§ Task goal: List each line of the data in which the string "size" appears.

## begin Collected material

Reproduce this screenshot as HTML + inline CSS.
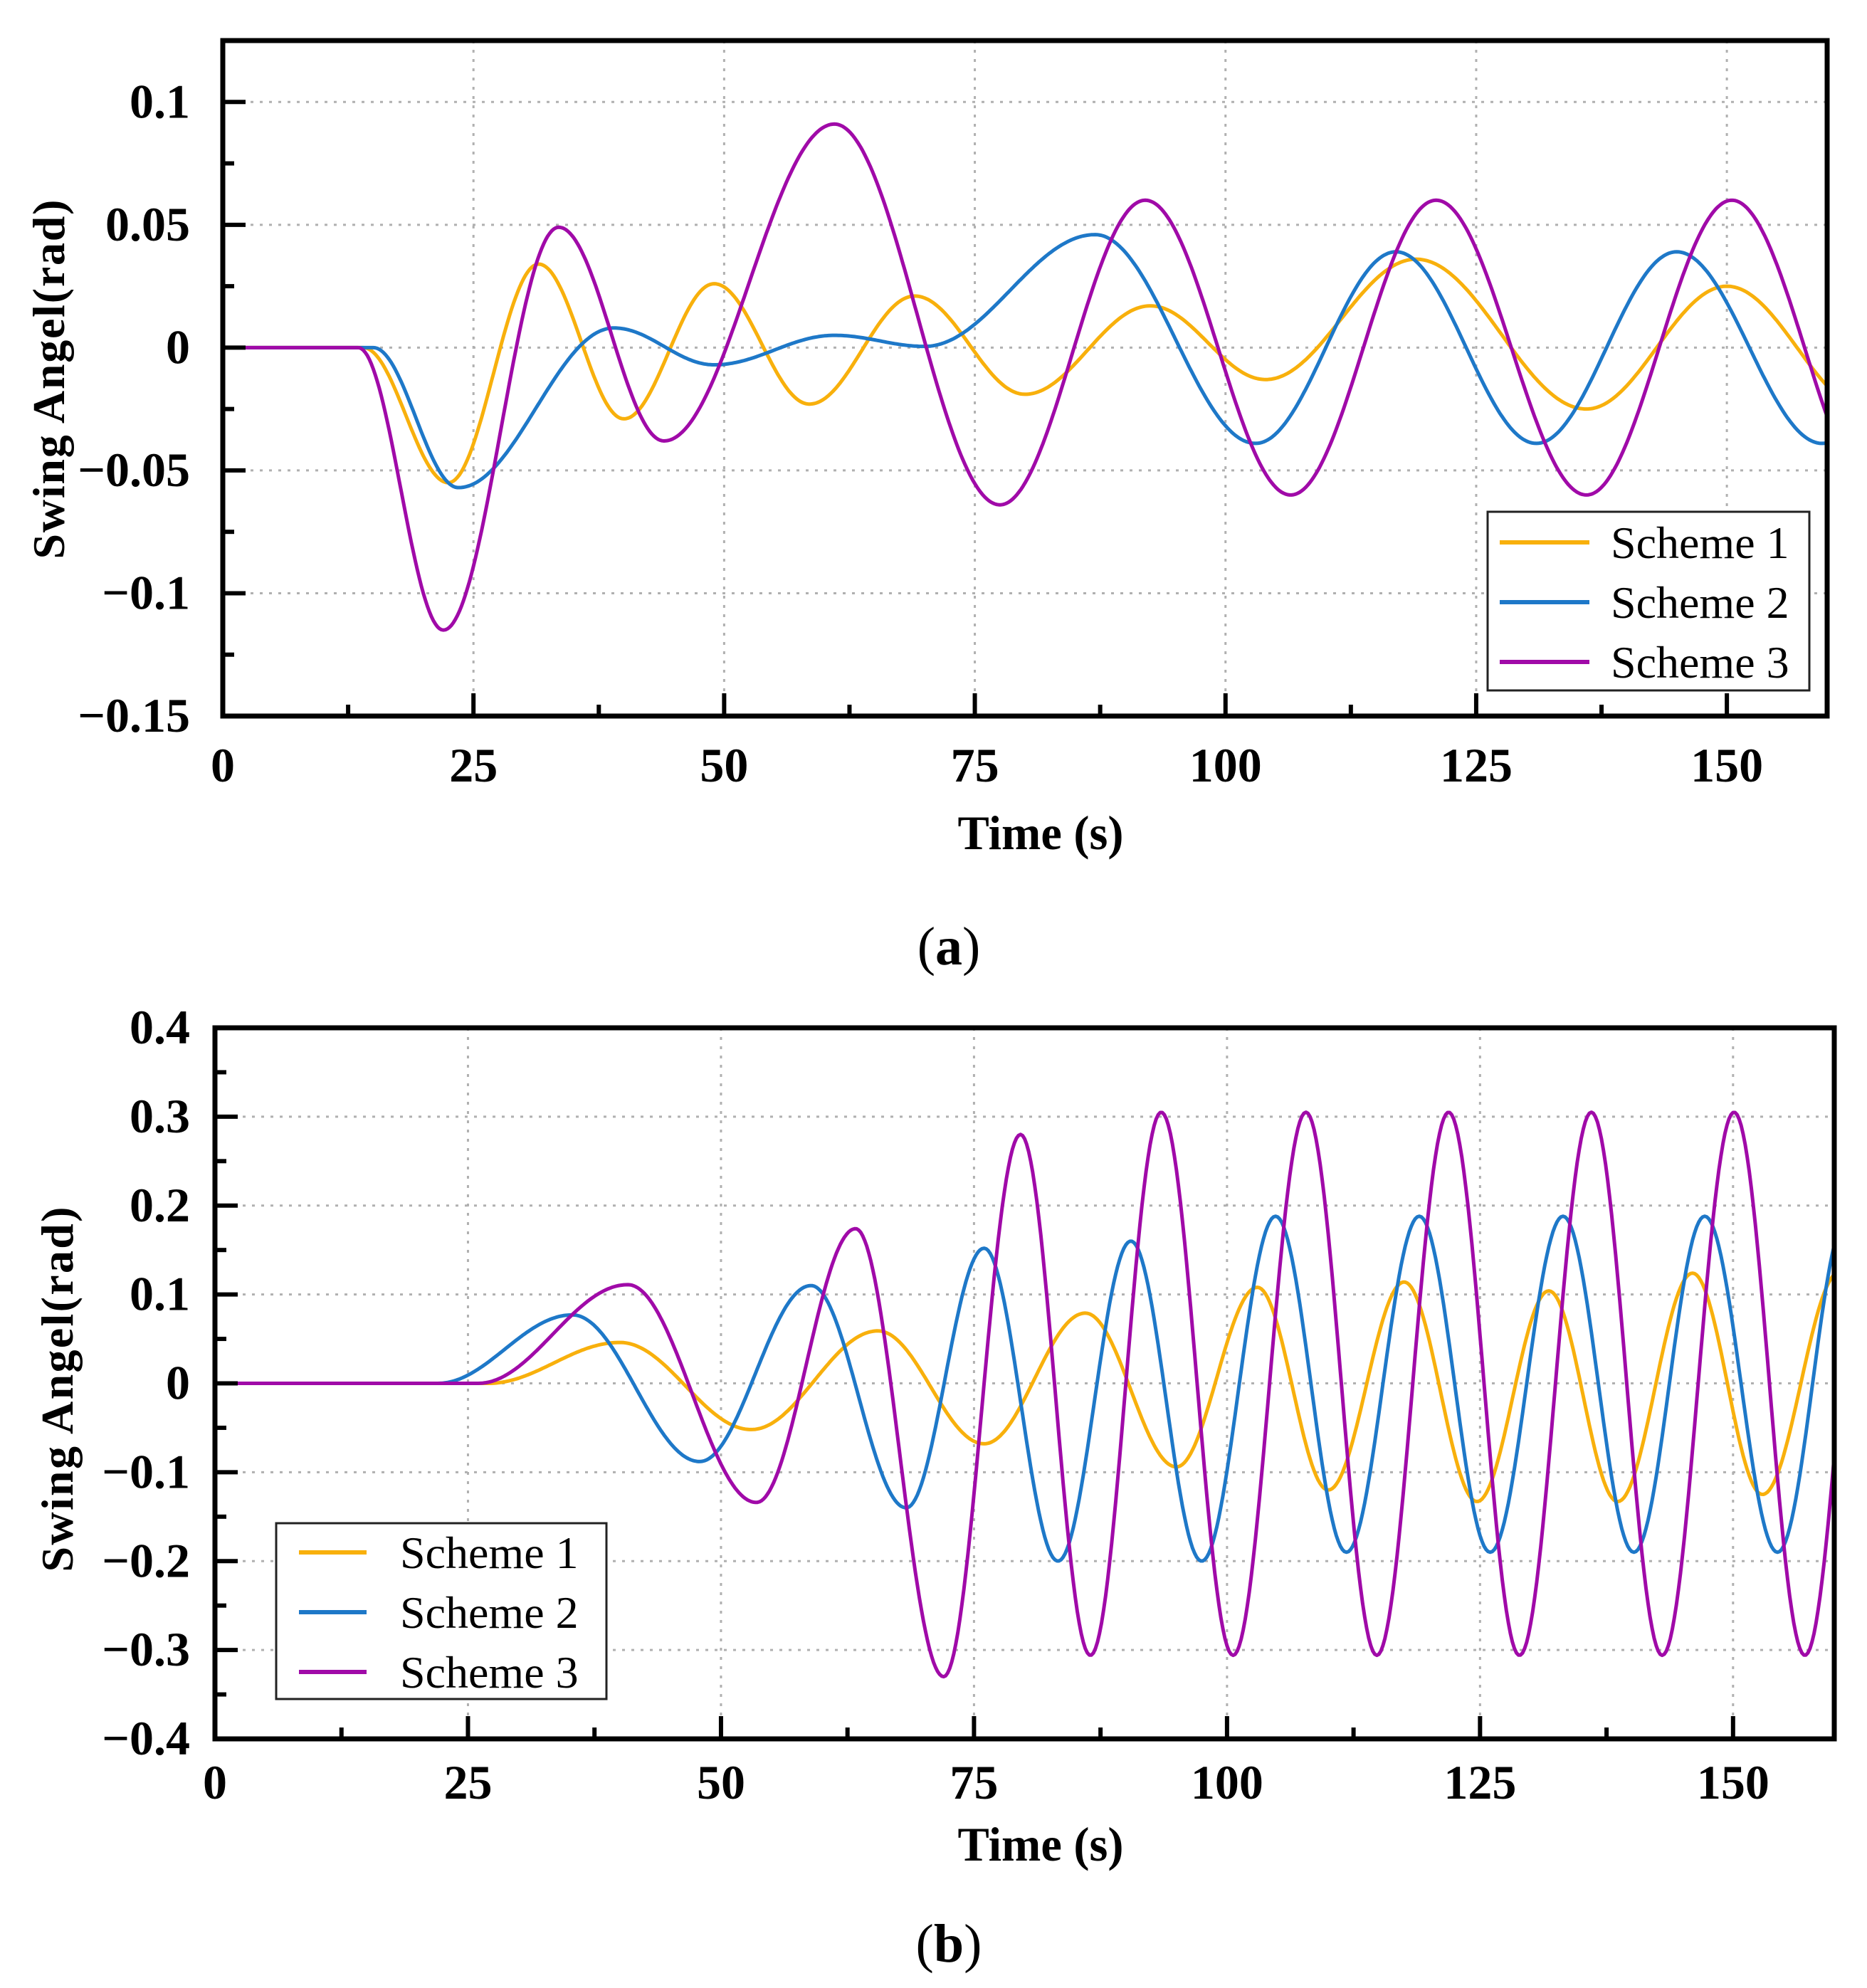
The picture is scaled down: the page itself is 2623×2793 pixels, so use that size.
<!DOCTYPE html>
<html><head><meta charset="utf-8"><style>
html,body{margin:0;padding:0;background:#fff;}
svg{display:block;font-family:"Liberation Serif",serif;}
</style></head><body>
<svg id="fig" width="2623" height="2793" viewBox="0 0 2623 2793" xmlns="http://www.w3.org/2000/svg">
<defs>
<clipPath id="clipA"><rect x="313" y="57" width="2254" height="949"/></clipPath>
<clipPath id="clipB"><rect x="302" y="1444" width="2275" height="999"/></clipPath>
</defs>
</svg>
<script>
// Panel (a) data: extrema [time, value]
const timesA1 = [0, 14, 22.5, 31.5, 40, 49, 58.5, 69, 80, 92.5, 104, 119, 136, 150, 164];
const valsA1  = [0, 0, -0.055, 0.034, -0.029, 0.026, -0.023, 0.021, -0.019, 0.017, -0.013, 0.036, -0.025, 0.025, -0.025];
const timesA2 = [0, 15, 23.5, 39, 49, 61, 70, 87, 103, 117, 131, 145, 159.5, 173.5];
const valsA2  = [0, 0, -0.057, 0.008, -0.007, 0.005, 0.0005, 0.046, -0.039, 0.039, -0.039, 0.039, -0.039, 0.039];
const timesA3 = [0, 13.5, 22, 33.5, 44, 61, 77.5, 92, 106.5, 121, 136, 150.5, 165];
const valsA3  = [0, 0, -0.115, 0.049, -0.038, 0.091, -0.064, 0.060, -0.060, 0.060, -0.060, 0.060, -0.060];
// Panel (b) data
const timesB1 = [0, 27, 40, 53, 65.5, 76, 86, 95, 103, 110, 117.5, 124.7, 131.8, 138.6, 146, 152.9, 160.5];
const valsB1  = [0, 0, 0.046, -0.052, 0.059, -0.068, 0.079, -0.094, 0.108, -0.12, 0.114, -0.133, 0.104, -0.133, 0.124, -0.125, 0.125];
const timesB2 = [0, 22, 35.3, 47.9, 58.9, 68.3, 76, 83.3, 90.5, 97.5, 104.8, 111.8, 119, 126, 133.2, 140.2, 147.2, 154.4, 161.3];
const valsB2  = [0, 0, 0.077, -0.088, 0.11, -0.14, 0.152, -0.2, 0.16, -0.2, 0.188, -0.19, 0.188, -0.19, 0.188, -0.19, 0.188, -0.19, 0.188];
const timesB3 = [0, 26, 40.8, 53.5, 63.3, 72, 79.6, 86.5, 93.5, 100.6, 107.8, 114.8, 121.9, 128.9, 136, 143, 150.1, 157.1, 164.1];
const valsB3  = [0, 0, 0.111, -0.134, 0.174, -0.33, 0.28, -0.306, 0.305, -0.306, 0.305, -0.306, 0.305, -0.306, 0.305, -0.306, 0.305, -0.306, 0.305];
const xTicks = [0, 25, 50, 75, 100, 125, 150];
const yTicksA = [-0.15, -0.1, -0.05, 0, 0.05, 0.1];
const yLabelsA = ["\u22120.15", "\u22120.1", "\u22120.05", "0", "0.05", "0.1"];
const yTicksB = [-0.4, -0.3, -0.2, -0.1, 0, 0.1, 0.2, 0.3, 0.4];
const yLabelsB = ["\u22120.4", "\u22120.3", "\u22120.2", "\u22120.1", "0", "0.1", "0.2", "0.3", "0.4"];
const seriesNames = ["Scheme 1", "Scheme 2", "Scheme 3"];

const NS = "http://www.w3.org/2000/svg";
const svg = document.getElementById("fig");
const COLORS = ["#F8B00C", "#1E78C8", "#A00AA8"];
function mk(tag, attrs, parent) {
  const e = document.createElementNS(NS, tag);
  for (const k in attrs) e.setAttribute(k, attrs[k]);
  (parent || svg).appendChild(e);
  return e;
}
function interp(ts, vs, t) {
  if (t <= ts[0]) return vs[0];
  for (let i = 0; i < ts.length - 1; i++) {
    if (t <= ts[i + 1]) {
      const f = (t - ts[i]) / (ts[i + 1] - ts[i]);
      const w = (1 - Math.cos(Math.PI * f)) / 2;
      return vs[i] + (vs[i + 1] - vs[i]) * w;
    }
  }
  return vs[vs.length - 1];
}
function panel(cfg) {
  const g = mk("g", {});
  
  
  const X = t => cfg.L + (t - 0) / 160 * (cfg.R - cfg.L);
  const Y = v => cfg.B - (v - cfg.ymin) / (cfg.ymax - cfg.ymin) * (cfg.B - cfg.T);
  xTicks.forEach(t => {
    if (t === 0) return;
    const l = mk("line", {x1: X(t), x2: X(t), y1: cfg.T, y2: cfg.B, stroke: "#b0b0b0", "stroke-width": 3, "stroke-dasharray": "4 9"}, g);
    
    
  });
  cfg.yticks.forEach(v => {
    if (v === cfg.ymin || v === cfg.ymax) return;
    const l = mk("line", {x1: cfg.L, x2: cfg.R, y1: Y(v), y2: Y(v), stroke: "#b0b0b0", "stroke-width": 3, "stroke-dasharray": "4 9"}, g);
    
    
  });
  cfg.series.forEach((s, i) => {
    let d = "";
    for (let t = 0; t <= 160.01; t += 0.2) {
      d += (t === 0 ? "M" : "L") + X(t).toFixed(1) + "," + Y(interp(s[0], s[1], t)).toFixed(1);
    }
    const p = mk("path", {d: d, fill: "none", stroke: COLORS[i], "stroke-width": 5, "clip-path": cfg.clip, "stroke-linejoin": "round"}, g);
    
    
  });
  const ax = mk("g", {stroke: "#000", "stroke-width": 6}, g);
  
  
  for (let t = 0; t <= 160; t += 12.5) {
    const major = (t % 25 === 0);
    mk("line", {x1: X(t), x2: X(t), y1: cfg.B, y2: cfg.B - (major ? 32 : 16)}, ax);
  }
  const step = cfg.yticks[1] - cfg.yticks[0];
  for (let v = cfg.ymin; v <= cfg.ymax + 1e-9; v += step / 2) {
    const k = Math.round((v - cfg.ymin) / (step / 2));
    mk("line", {x1: cfg.L, x2: cfg.L + (k % 2 === 0 ? 32 : 16), y1: Y(v), y2: Y(v)}, ax);
  }
  const fr = mk("rect", {x: cfg.L, y: cfg.T, width: cfg.R - cfg.L, height: cfg.B - cfg.T, fill: "none", stroke: "#000", "stroke-width": 7}, g);
  
  
  xTicks.forEach(t => {
    const tx = mk("text", {x: X(t), y: cfg.xLabY, "text-anchor": "middle", "font-size": 68, "font-weight": "bold"}, g);
    tx.textContent = String(t);
    
    
  });
  cfg.yticks.forEach((v, i) => {
    const tx = mk("text", {x: 267, y: Y(v) + 22, "text-anchor": "end", "font-size": 68, "font-weight": "bold"}, g);
    tx.textContent = cfg.ylabels[i];
    
    
  });
  const xt = mk("text", {x: 1462, y: cfg.xTitleY, "text-anchor": "middle", "font-size": 68, "font-weight": "bold", textLength: 233, lengthAdjust: "spacingAndGlyphs"}, g);
  xt.textContent = "Time (s)";
  
  
  const yt = mk("text", {x: 0, y: 0, "text-anchor": "middle", "font-size": 64, "font-weight": "bold", textLength: cfg.yTitleLen, lengthAdjust: "spacing", transform: "translate(" + cfg.yTitleX + "," + cfg.yTitleY + ") rotate(-90)"}, g);
  yt.textContent = "Swing Angel(rad)";
  
  
  const lg = mk("g", {}, g);
  
  
  mk("rect", {x: cfg.lg.x, y: cfg.lg.y, width: cfg.lg.w, height: cfg.lg.h, fill: "#fff", stroke: "#222", "stroke-width": 3}, lg);
  seriesNames.forEach((n, i) => {
    const ry = cfg.lg.rows[i];
    const ln = mk("line", {x1: cfg.lg.lx1, x2: cfg.lg.lx2, y1: ry, y2: ry, stroke: COLORS[i], "stroke-width": 6}, lg);
    
    
    const tx = mk("text", {x: cfg.lg.tx, y: ry + 22, "font-size": 64}, lg);
    tx.textContent = n;
    
    
  });
  const cap = mk("text", {x: 1333, y: cfg.capY, "text-anchor": "middle", "font-size": 76}, g);
  cap.innerHTML = '(<tspan font-weight="bold">' + cfg.cap + '</tspan>)';
  
  
}
panel({name: "panel-a", L: 313, R: 2567, T: 57, B: 1006, ymin: -0.15, ymax: 0.125, yticks: yTicksA, ylabels: yLabelsA,
  clip: "url(#clipA)", xLabY: 1098, xTitleY: 1193, yTitleX: 90, yTitleY: 533, yTitleLen: 505,
  series: [[timesA1, valsA1], [timesA2, valsA2], [timesA3, valsA3]],
  lg: {x: 2090, y: 719, w: 452, h: 251, lx1: 2107, lx2: 2233, tx: 2263, rows: [762, 846, 930]},
  capY: 1355, cap: "a"});
panel({name: "panel-b", L: 302, R: 2577, T: 1444, B: 2443, ymin: -0.4, ymax: 0.4, yticks: yTicksB, ylabels: yLabelsB,
  clip: "url(#clipB)", xLabY: 2527, xTitleY: 2614, yTitleX: 102, yTitleY: 1952, yTitleLen: 513,
  series: [[timesB1, valsB1], [timesB2, valsB2], [timesB3, valsB3]],
  lg: {x: 388, y: 2140, w: 464, h: 247, lx1: 420, lx2: 515, tx: 562, rows: [2181, 2265, 2349]},
  capY: 2756, cap: "b"});
</script>
</body></html>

## end Collected material

§ Exercise response:
The picture is scaled down: the page itself is 2623×2793 pixels, so use that size.
    const tx = mk("text", {x: X(t), y: cfg.xLabY, "text-anchor": "middle", "font-size": 68, "font-weight": "bold"}, g);
    const tx = mk("text", {x: 267, y: Y(v) + 22, "text-anchor": "end", "font-size": 68, "font-weight": "bold"}, g);
  const xt = mk("text", {x: 1462, y: cfg.xTitleY, "text-anchor": "middle", "font-size": 68, "font-weight": "bold", textLength: 233, lengthAdjust: "spacingAndGlyphs"}, g);
  const yt = mk("text", {x: 0, y: 0, "text-anchor": "middle", "font-size": 64, "font-weight": "bold", textLength: cfg.yTitleLen, lengthAdjust: "spacing", transform: "translate(" + cfg.yTitleX + "," + cfg.yTitleY + ") rotate(-90)"}, g);
    const tx = mk("text", {x: cfg.lg.tx, y: ry + 22, "font-size": 64}, lg);
  const cap = mk("text", {x: 1333, y: cfg.capY, "text-anchor": "middle", "font-size": 76}, g);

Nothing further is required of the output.